All other things being equal. And assuming competent government.

Jamie Irons said...


What I am about to say I said the other day in much the same way over at Belmont Club.

As one who went to college with GWB, and who fretted endlessly when he was elected in 2000, then voted for him in 2004, as one who has come to deeply admire the man in many ways, but is constantly exasperated by many of the things he does, it astonishes me that people on both sides of the political spectrum, and many in the middle, attribute such preternatural power to the man.

Hey, he is just one human being, who is trying to do his best with a whole slew of absurdly difficult problems.

The world is the world, and will remain the world in January, 2009, when Dubya steps off the stage.

What -- or whom -- are people going to blame for their diffculties then?

Jamie Irons

terrye said...


No kidding. I do not defend Bush because I think he is perfect, who is? I defend him because people are blaming him for things no single human being can control...and that sits a bad precedent. Some folks on the right think this trend will end when a Democrat is in the White House, but I am not so sure.

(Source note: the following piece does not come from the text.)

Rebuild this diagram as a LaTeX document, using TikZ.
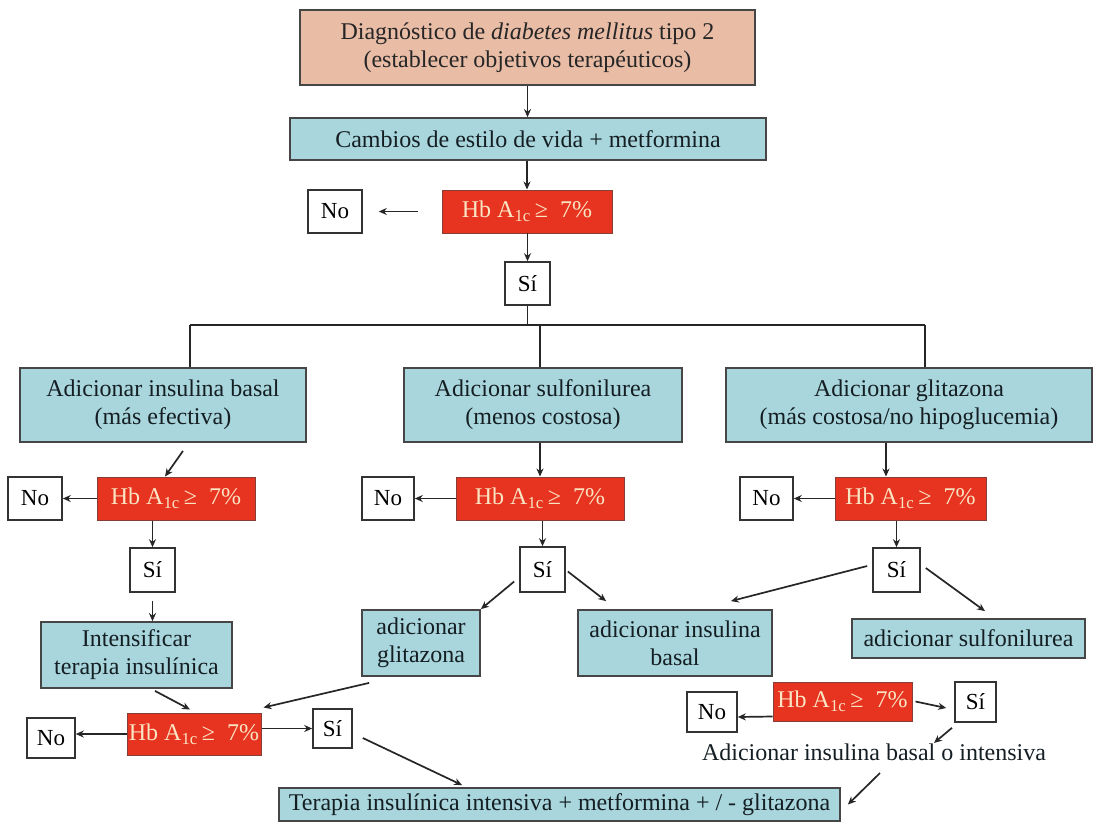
\documentclass[tikz,border=0pt]{standalone}
\usepackage{fontspec}
\setmainfont{Liberation Serif}
\usetikzlibrary{arrows.meta}
\definecolor{salmon}{RGB}{233,188,166}
\definecolor{lblue}{RGB}{168,214,220}
\definecolor{hbred}{RGB}{230,52,32}
\definecolor{bord}{RGB}{70,70,70}
\definecolor{hbtxt}{RGB}{250,228,195}
\definecolor{btxt}{RGB}{20,30,35}
\newcommand\HbA{Hb A\textsubscript{1c}\,≥\ \ 7\%}
\begin{document}
\begin{tikzpicture}[x=1pt,y=-1pt,
  box/.style={draw=bord, line width=1.8pt, inner sep=0pt, align=center, text=btxt,
    font=\fontsize{24}{28}\selectfont},
  bluebox/.style={box, fill=lblue},
  topbox/.style={box, fill=salmon, text=black!85},
  hb/.style={draw=bord!60!hbred, line width=1pt, fill=hbred, text=hbtxt, inner sep=0pt,
    font=\fontsize{24}{28}\selectfont},
  ans/.style={draw=black!80, line width=1.6pt, fill=white, inner sep=0pt,
    font=\fontsize{23}{26}\selectfont},
  plain/.style={inner sep=0pt, text=btxt, font=\fontsize{24}{28}\selectfont},
  arr/.style={-{Stealth[length=8pt,width=7pt]}, line width=1.7pt, draw=black!85},
  ln/.style={line width=1.7pt, draw=black!85},
  sz/.style 2 args={minimum width=#1pt, minimum height=#2pt}]
\useasboundingbox[fill=white] (0,0) rectangle (1103,823);

% nodes
\node[topbox, sz={455}{75}] (top) at (527.5,47.5)
  {Diagnóstico de \textit{diabetes mellitus} tipo 2\\(establecer objetivos terapéuticos)};
\node[bluebox, sz={476}{42}] (cambios) at (528,139) {Cambios de estilo de vida + metformina};
\node[hb, sz={170}{43}] (hb0) at (527,211.5) {\HbA};
\node[ans, sz={54}{43}] (no0) at (335,211.5) {No};
\node[ans, sz={45}{43}] (si0) at (527.5,283.5) {Sí};

\node[bluebox, sz={286}{74}] (ins) at (163,405) {Adicionar insulina basal\\(más efectiva)};
\node[bluebox, sz={278}{74}] (sulf) at (543,405) {Adicionar sulfonilurea\\(menos costosa)};
\node[bluebox, sz={366}{74}] (glit) at (909,405) {Adicionar glitazona\\(más costosa/no hipoglucemia)};

\node[hb, sz={158}{43}] (hb1) at (176,498.5) {\HbA};
\node[ans, sz={54}{43}] (no1) at (35,498.5) {No};
\node[ans, sz={45}{44}] (si1) at (152.5,570) {Sí};
\node[bluebox, sz={191}{66}] (intens) at (136.5,655) {Intensificar\\terapia insulínica};

\node[hb, sz={168}{43}] (hb2) at (540,498.5) {\HbA};
\node[ans, sz={52}{43}] (no2) at (388,498.5) {No};
\node[ans, sz={45}{45}] (si2) at (542.5,569.5) {Sí};
\node[bluebox, sz={118}{66}] (glit2) at (421,643) {adicionar\\glitazona};
\node[bluebox, sz={194}{66}] (insb) at (675,643) {adicionar insulina\\basal};

\node[hb, sz={151}{43}] (hb3) at (910.5,498.5) {\HbA};
\node[ans, sz={53}{43}] (no3) at (766.5,498.5) {No};
\node[ans, sz={47}{44}] (si3) at (896.5,570) {Sí};
\node[bluebox, sz={233}{39}] (sulfb) at (968.5,638.5) {adicionar sulfonilurea};

\node[hb, sz={139}{39}] (hb4) at (842.5,701.5) {\HbA};
\node[ans, sz={50}{40}] (no4) at (712,712) {No};
\node[ans, sz={41}{40}] (si4) at (975.5,702) {Sí};
\node[plain] (txt) at (874,752) {Adicionar insulina basal o intensiva};

\node[hb, sz={134}{42}] (hb5) at (194,734) {\HbA};
\node[ans, sz={48}{40}] (no5) at (51,738) {No};
\node[ans, sz={39}{39}] (si5) at (332.5,728.5) {Sí};
\node[bluebox, sz={561}{33}] (terapia) at (559.5,804.5)
  {Terapia insulínica intensiva + metformina + / - glitazona};

% connectors
\draw[arr] (top.south) -- (top.south |- cambios.north);
\draw[arr] (cambios.south -| hb0.north) -- (hb0.north);
\draw[arr, shorten <=24pt, shorten >=16pt] (hb0.west) -- (no0.east);
\draw[arr] (hb0.south) -- (hb0.south -| si0.north) -- (si0.north);

\coordinate (bl) at (190,325);
\coordinate (bm) at (540,325);
\coordinate (br) at (925,325);
\draw[ln] (si0.south) -- (si0.south |- bl);
\draw[ln] (bl) -- (br);
\draw[ln] (bl) -- (bl |- ins.north);
\draw[ln] (bm) -- (bm |- sulf.north);
\draw[ln] (br) -- (br |- glit.north);

\draw[arr] ([xshift=20pt,yshift=-8pt]ins.south) -- ([xshift=-11pt]hb1.north);
\draw[arr] (hb1.west) -- (no1.east);
\draw[arr] (si1.north |- hb1.south) -- (si1.north);
\draw[arr] ([yshift=-8pt]si1.south) -- (si1.south |- intens.north);

\draw[arr] (hb2.north |- sulf.south) -- (hb2.north);
\draw[arr] (hb2.west) -- (no2.east);
\draw[arr] (si2.north |- hb2.south) -- (si2.north);
\draw[arr] ([xshift=-5pt,yshift=-12pt]si2.west) -- (glit2.north east);
\draw[arr] ([xshift=2pt,yshift=-2pt]si2.east) -- ([xshift=29pt,yshift=8pt]insb.north west);

\draw[arr] ([xshift=-23pt]glit.south) -- ([xshift=-24.5pt]hb3.north);
\draw[arr] (hb3.west) -- (no3.east);
\draw[arr] (si3.north |- hb3.south) -- (si3.north);
\draw[arr] ([xshift=-5pt,yshift=4pt]si3.west) -- ([xshift=-42pt,yshift=8pt]insb.north east);
\draw[arr] ([xshift=5pt,yshift=2pt]si3.east) -- ([xshift=16.5pt,yshift=7pt]sulfb.north);

\draw[arr] ([yshift=-15pt]hb4.west) -- ([yshift=-5pt]no4.east);
\draw[arr] ([xshift=3pt]hb4.east) -- ([xshift=-8pt,yshift=-6pt]si4.west);
\draw[arr] ([xshift=-23.5pt,yshift=-5pt]si4.south) -- ([xshift=60pt,yshift=9pt]txt.center);
\draw[arr] ([xshift=6pt,yshift=-21pt]txt.center) -- ([xshift=7pt]terapia.east);

\draw[arr] ([xshift=18.5pt,yshift=-2pt]intens.south) -- ([xshift=-4pt,yshift=3pt]hb5.north);
\draw[arr] ([xshift=8pt,yshift=-6pt]glit2.south west) -- ([xshift=2pt,yshift=5pt]hb5.north east);
\draw[arr] (hb5.west) -- (no5.east |- hb5.west);
\draw[arr] (hb5.east |- si5.west) -- (si5.west);
\draw[arr] ([xshift=10pt,yshift=-9.5pt]si5.east) -- ([xshift=184pt,yshift=2pt]terapia.north west);
\end{tikzpicture}
\end{document}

I am beginning to think the problem is the public and its ever growing expectations.

I grew up in a time when it was just not the responsibility of the President to make everyone rich or happy or contended or beautiful or immortal or whatever it is people expect today. And this kind of need creates cynicism because it is unrealistic.

Rick Ballard said...

"What -- or whom -- are people going to blame for their diffculties then?"

There won't be any change. All difficulties will remain the responsibility of the Republicans, anything good that happens will have been caused by the Democrats. The best thing would be that Jeb were elected - it would save on changes to the template and the savings could be very important, given the rapidity with which the assets of those who own and maintain the template are disappearing.

Which is also the Republicans fault. Just remember - when you hear a baby cry, look for the Republican who pinched her.